Climate analysis tool helps with project design

Ottawa: Risk Sciences International, an Ottawa-based company specializing in providing advice and technical solutions for risk management, unveiled their answer to Canada's climate change adaptation strategy April 13 – the Climate Change Hazards Information Portal (CCHIP). CCHIP is a web-based tool designed to help empower organizations to integrate climate change impacts into their decisions, to protect infrastructure, resources and public health.

          CCHIP's algorithms use data from 40 of the most recent Global Climate Models (GCMs), as well as many other sources, to provide defensible, actionable conclusions about options across a whole array of climate and severe weather-related conditions. By tailoring this information for specific locations and sectors, CCHIP is intended to help planners, engineers and decision makers account for future climate change impacts.

          The most significant advance of CCHIP is in the provision of climate change data, which when accessed through an easy-to-use web portal, gives smaller organizations and individuals the ability to generate information of immediate applicability to planning decisions.

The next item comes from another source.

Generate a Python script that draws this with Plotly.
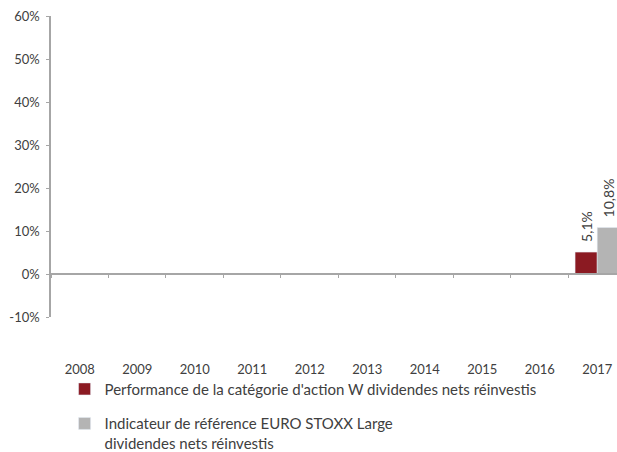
import plotly.graph_objects as go

years = ["2008", "2009", "2010", "2011", "2012", "2013", "2014", "2015", "2016", "2017"]
fund = [None, None, None, None, None, None, None, None, None, 5.1]
index = [None, None, None, None, None, None, None, None, None, 10.8]
fund_labels = ["", "", "", "", "", "", "", "", "", "5,1%"]
index_labels = ["", "", "", "", "", "", "", "", "", "10,8%"]
fund_name = "Performance de la catégorie d'action W dividendes nets réinvestis"
index_name = "Indicateur de référence EURO STOXX Large<br>dividendes nets réinvestis"
y_ticks = [-10, 0, 10, 20, 30, 40, 50, 60]

FONT = "Lato"
TXT = "#404040"
AX = "#a6a6a6"
PAD = "\u00a0\u00a0"

fig = go.Figure()
fig.add_bar(x=years, y=fund, name=fund_name, marker_color="#8b1a22",
            text=[PAD + t if t else "" for t in fund_labels],
            textposition="outside", textangle=-90, cliponaxis=False,
            constraintext="none",
            textfont=dict(family=FONT, size=14, color=TXT), legendgroup="a")
fig.add_bar(x=years, y=index, name=index_name, marker_color="#b4b4b4",
            text=[PAD + t if t else "" for t in index_labels],
            textposition="outside", textangle=-90, cliponaxis=False,
            constraintext="none",
            textfont=dict(family=FONT, size=14, color=TXT), legendgroup="b")

fig.update_layout(
    width=617, height=452,
    margin=dict(l=51, r=0, t=16, b=135, autoexpand=False),
    plot_bgcolor="white", paper_bgcolor="white",
    barmode="group", bargap=0.23, bargroupgap=0,
    font=dict(family=FONT, size=13, color=TXT),
    showlegend=True,
    legend=dict(x=0.024, xanchor="left", y=-0.185, yanchor="top",
                orientation="v", tracegroupgap=12, itemwidth=30, valign="top",
                font=dict(family=FONT, size=15, color=TXT),
                bgcolor="rgba(0,0,0,0)"),
    xaxis=dict(type="category", range=[-0.5, 9.344], anchor="free", position=1/7,
               automargin=False, ticklabeloverflow="allow",
               showline=True, linecolor=AX, linewidth=1.5,
               ticks="outside", ticklen=3, tickcolor=AX, tickson="boundaries",
               ticklabelstandoff=84, showgrid=False,
               tickfont=dict(family=FONT, size=13, color=TXT)),
    yaxis=dict(range=[-10, 60], tickvals=y_ticks, automargin=False,
               ticktext=[f"{v}%" for v in y_ticks], ticklabeloverflow="allow",
               showline=True, linecolor=AX, linewidth=1.5,
               ticks="outside", ticklen=3, tickcolor=AX, ticklabelstandoff=4,
               showgrid=False, zeroline=False,
               tickfont=dict(family=FONT, size=13, color=TXT)),
)

fig.write_html("out.html", config={"displayModeBar": False},
               post_script="document.body.style.margin='0';document.body.style.overflow='hidden';")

          "CCHIP makes climate data accessible to a greater cross-section of Canadian society than ever before," said Daniel Krewski, CEO, Risk Sciences International. "What was once at the finger-tips of a select few groups across Canada is now within reach of a much larger cross-section of communities, organizations, and other groups interested in building the projections of climate change models, and other important climate change indicators, into their planning and infrastructure decisions."

          CCHIP reflects industry-specific needs and priorities; it is informed, for example, by the climate information required by users of the National Model Building Code of Canada, the Canadian Highway Bridge Design Code, design standards for overhead electricity transmission and communication towers, and dam safety guidelines.